··· RECORDS SUPPLIED ···

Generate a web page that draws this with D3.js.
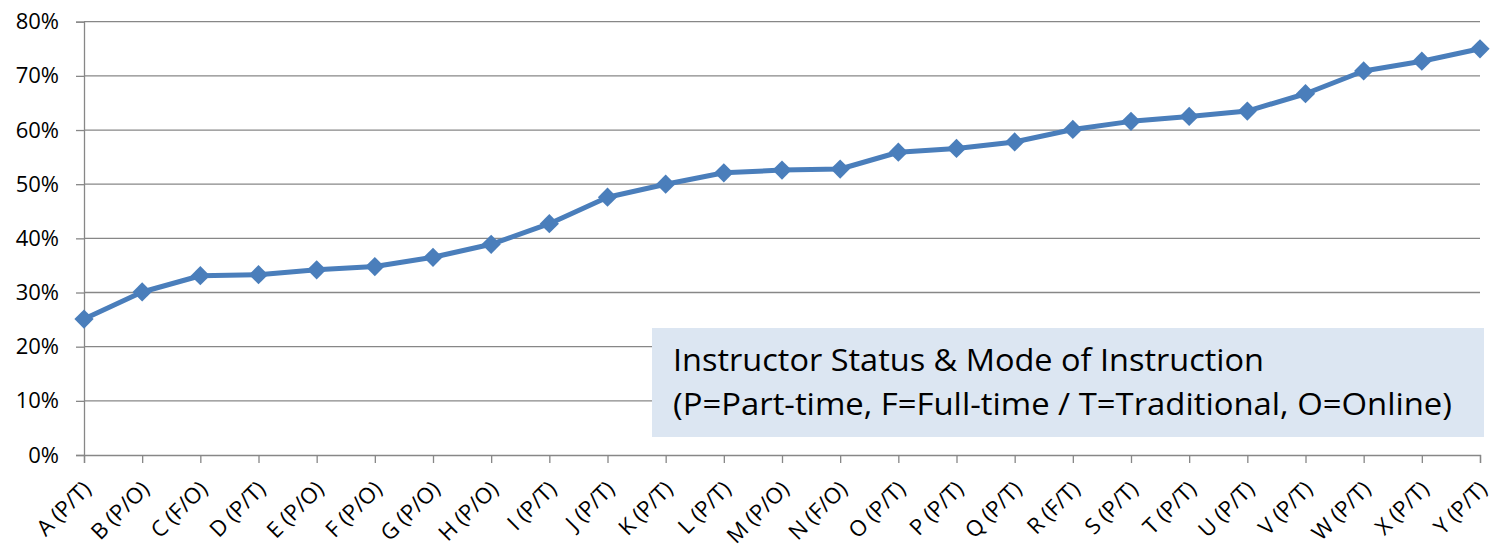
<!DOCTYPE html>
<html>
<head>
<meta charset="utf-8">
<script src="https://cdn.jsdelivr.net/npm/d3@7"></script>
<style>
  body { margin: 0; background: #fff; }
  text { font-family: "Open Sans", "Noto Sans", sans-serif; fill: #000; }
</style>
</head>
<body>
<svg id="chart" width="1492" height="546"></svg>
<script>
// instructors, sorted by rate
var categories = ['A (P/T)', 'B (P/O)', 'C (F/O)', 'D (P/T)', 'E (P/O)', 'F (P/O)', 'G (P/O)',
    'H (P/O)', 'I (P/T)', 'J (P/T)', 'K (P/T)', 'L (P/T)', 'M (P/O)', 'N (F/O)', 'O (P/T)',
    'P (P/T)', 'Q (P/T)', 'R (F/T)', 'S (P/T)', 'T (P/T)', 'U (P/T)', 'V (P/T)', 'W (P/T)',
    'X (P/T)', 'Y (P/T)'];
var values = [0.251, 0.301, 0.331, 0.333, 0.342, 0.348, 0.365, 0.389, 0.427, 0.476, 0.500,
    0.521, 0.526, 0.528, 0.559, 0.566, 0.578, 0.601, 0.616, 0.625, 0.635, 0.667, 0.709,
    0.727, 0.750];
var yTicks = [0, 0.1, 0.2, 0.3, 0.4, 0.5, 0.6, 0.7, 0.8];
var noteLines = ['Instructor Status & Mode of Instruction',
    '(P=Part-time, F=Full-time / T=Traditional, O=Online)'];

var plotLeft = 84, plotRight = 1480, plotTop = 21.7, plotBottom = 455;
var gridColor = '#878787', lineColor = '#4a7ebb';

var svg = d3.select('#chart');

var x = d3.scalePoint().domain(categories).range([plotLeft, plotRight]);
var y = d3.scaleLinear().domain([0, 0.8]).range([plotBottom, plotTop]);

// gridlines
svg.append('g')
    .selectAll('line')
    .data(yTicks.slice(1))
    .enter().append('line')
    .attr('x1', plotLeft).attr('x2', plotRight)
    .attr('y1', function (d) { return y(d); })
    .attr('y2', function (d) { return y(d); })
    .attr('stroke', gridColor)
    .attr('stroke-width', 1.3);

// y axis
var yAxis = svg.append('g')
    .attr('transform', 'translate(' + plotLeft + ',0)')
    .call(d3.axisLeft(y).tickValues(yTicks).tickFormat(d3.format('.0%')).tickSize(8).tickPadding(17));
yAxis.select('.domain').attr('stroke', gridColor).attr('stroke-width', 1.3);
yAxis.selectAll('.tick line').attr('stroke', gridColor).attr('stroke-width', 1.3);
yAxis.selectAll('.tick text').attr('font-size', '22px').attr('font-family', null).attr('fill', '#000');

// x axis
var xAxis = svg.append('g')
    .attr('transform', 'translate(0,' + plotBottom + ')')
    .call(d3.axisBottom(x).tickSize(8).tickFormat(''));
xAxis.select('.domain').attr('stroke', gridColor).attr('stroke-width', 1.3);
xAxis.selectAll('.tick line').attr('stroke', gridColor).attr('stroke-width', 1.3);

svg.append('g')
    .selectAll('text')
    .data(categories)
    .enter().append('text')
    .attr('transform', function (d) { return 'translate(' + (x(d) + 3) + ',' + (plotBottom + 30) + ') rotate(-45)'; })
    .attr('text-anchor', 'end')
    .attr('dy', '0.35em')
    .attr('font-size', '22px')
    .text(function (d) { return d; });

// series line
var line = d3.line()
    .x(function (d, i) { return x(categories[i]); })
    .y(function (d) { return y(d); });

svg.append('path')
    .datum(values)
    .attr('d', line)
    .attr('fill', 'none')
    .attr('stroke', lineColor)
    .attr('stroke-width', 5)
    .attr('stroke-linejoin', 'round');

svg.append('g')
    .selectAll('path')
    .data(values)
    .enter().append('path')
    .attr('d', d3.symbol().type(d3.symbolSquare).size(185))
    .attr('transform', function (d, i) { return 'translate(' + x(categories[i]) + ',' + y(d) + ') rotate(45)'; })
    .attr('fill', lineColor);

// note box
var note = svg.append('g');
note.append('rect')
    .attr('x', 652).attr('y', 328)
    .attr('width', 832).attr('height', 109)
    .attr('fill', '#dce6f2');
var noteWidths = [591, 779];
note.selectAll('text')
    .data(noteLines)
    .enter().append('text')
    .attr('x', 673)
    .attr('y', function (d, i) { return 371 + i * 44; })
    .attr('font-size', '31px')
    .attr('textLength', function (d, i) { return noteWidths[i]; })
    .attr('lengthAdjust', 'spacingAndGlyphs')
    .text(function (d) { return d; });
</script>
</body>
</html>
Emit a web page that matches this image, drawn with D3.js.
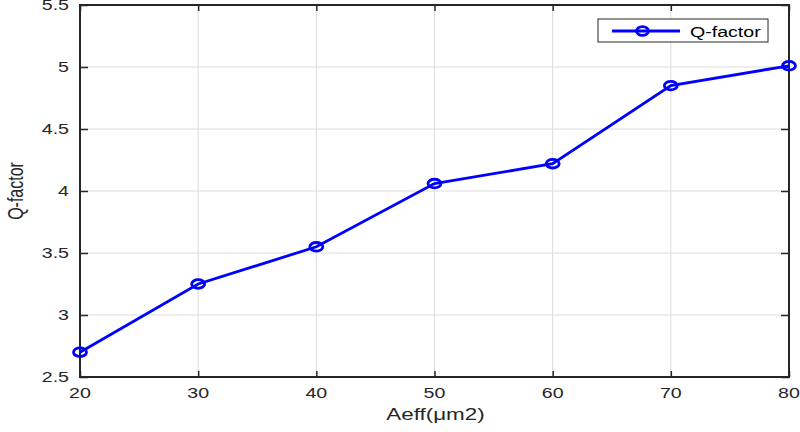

···

Give the data above again in full and unchanged, skipping the pictures.

Generate a web page that draws this with D3.js.
<!DOCTYPE html>
<html>
<head>
<meta charset="utf-8">
<script src="https://cdn.jsdelivr.net/npm/d3@7"></script>
<style>
  body { margin: 0; background: #fff; }
  text { font-family: "Open Sans", "Noto Sans", sans-serif; fill: #000; }
</style>
</head>
<body>
<svg id="chart" width="1492" height="546"></svg>
<script>
// instructors, sorted by rate
var categories = ['A (P/T)', 'B (P/O)', 'C (F/O)', 'D (P/T)', 'E (P/O)', 'F (P/O)', 'G (P/O)',
    'H (P/O)', 'I (P/T)', 'J (P/T)', 'K (P/T)', 'L (P/T)', 'M (P/O)', 'N (F/O)', 'O (P/T)',
    'P (P/T)', 'Q (P/T)', 'R (F/T)', 'S (P/T)', 'T (P/T)', 'U (P/T)', 'V (P/T)', 'W (P/T)',
    'X (P/T)', 'Y (P/T)'];
var values = [0.251, 0.301, 0.331, 0.333, 0.342, 0.348, 0.365, 0.389, 0.427, 0.476, 0.500,
    0.521, 0.526, 0.528, 0.559, 0.566, 0.578, 0.601, 0.616, 0.625, 0.635, 0.667, 0.709,
    0.727, 0.750];
var yTicks = [0, 0.1, 0.2, 0.3, 0.4, 0.5, 0.6, 0.7, 0.8];
var noteLines = ['Instructor Status & Mode of Instruction',
    '(P=Part-time, F=Full-time / T=Traditional, O=Online)'];

var plotLeft = 84, plotRight = 1480, plotTop = 21.7, plotBottom = 455;
var gridColor = '#878787', lineColor = '#4a7ebb';

var svg = d3.select('#chart');

var x = d3.scalePoint().domain(categories).range([plotLeft, plotRight]);
var y = d3.scaleLinear().domain([0, 0.8]).range([plotBottom, plotTop]);

// gridlines
svg.append('g')
    .selectAll('line')
    .data(yTicks.slice(1))
    .enter().append('line')
    .attr('x1', plotLeft).attr('x2', plotRight)
    .attr('y1', function (d) { return y(d); })
    .attr('y2', function (d) { return y(d); })
    .attr('stroke', gridColor)
    .attr('stroke-width', 1.3);

// y axis
var yAxis = svg.append('g')
    .attr('transform', 'translate(' + plotLeft + ',0)')
    .call(d3.axisLeft(y).tickValues(yTicks).tickFormat(d3.format('.0%')).tickSize(8).tickPadding(17));
yAxis.select('.domain').attr('stroke', gridColor).attr('stroke-width', 1.3);
yAxis.selectAll('.tick line').attr('stroke', gridColor).attr('stroke-width', 1.3);
yAxis.selectAll('.tick text').attr('font-size', '22px').attr('font-family', null).attr('fill', '#000');

// x axis
var xAxis = svg.append('g')
    .attr('transform', 'translate(0,' + plotBottom + ')')
    .call(d3.axisBottom(x).tickSize(8).tickFormat(''));
xAxis.select('.domain').attr('stroke', gridColor).attr('stroke-width', 1.3);
xAxis.selectAll('.tick line').attr('stroke', gridColor).attr('stroke-width', 1.3);

svg.append('g')
    .selectAll('text')
    .data(categories)
    .enter().append('text')
    .attr('transform', function (d) { return 'translate(' + (x(d) + 3) + ',' + (plotBottom + 30) + ') rotate(-45)'; })
    .attr('text-anchor', 'end')
    .attr('dy', '0.35em')
    .attr('font-size', '22px')
    .text(function (d) { return d; });

// series line
var line = d3.line()
    .x(function (d, i) { return x(categories[i]); })
    .y(function (d) { return y(d); });

svg.append('path')
    .datum(values)
    .attr('d', line)
    .attr('fill', 'none')
    .attr('stroke', lineColor)
    .attr('stroke-width', 5)
    .attr('stroke-linejoin', 'round');

svg.append('g')
    .selectAll('path')
    .data(values)
    .enter().append('path')
    .attr('d', d3.symbol().type(d3.symbolSquare).size(185))
    .attr('transform', function (d, i) { return 'translate(' + x(categories[i]) + ',' + y(d) + ') rotate(45)'; })
    .attr('fill', lineColor);

// note box
var note = svg.append('g');
note.append('rect')
    .attr('x', 652).attr('y', 328)
    .attr('width', 832).attr('height', 109)
    .attr('fill', '#dce6f2');
var noteWidths = [591, 779];
note.selectAll('text')
    .data(noteLines)
    .enter().append('text')
    .attr('x', 673)
    .attr('y', function (d, i) { return 371 + i * 44; })
    .attr('font-size', '31px')
    .attr('textLength', function (d, i) { return noteWidths[i]; })
    .attr('lengthAdjust', 'spacingAndGlyphs')
    .text(function (d) { return d; });
</script>
</body>
</html>
Emit a web page that matches this image, drawn with D3.js.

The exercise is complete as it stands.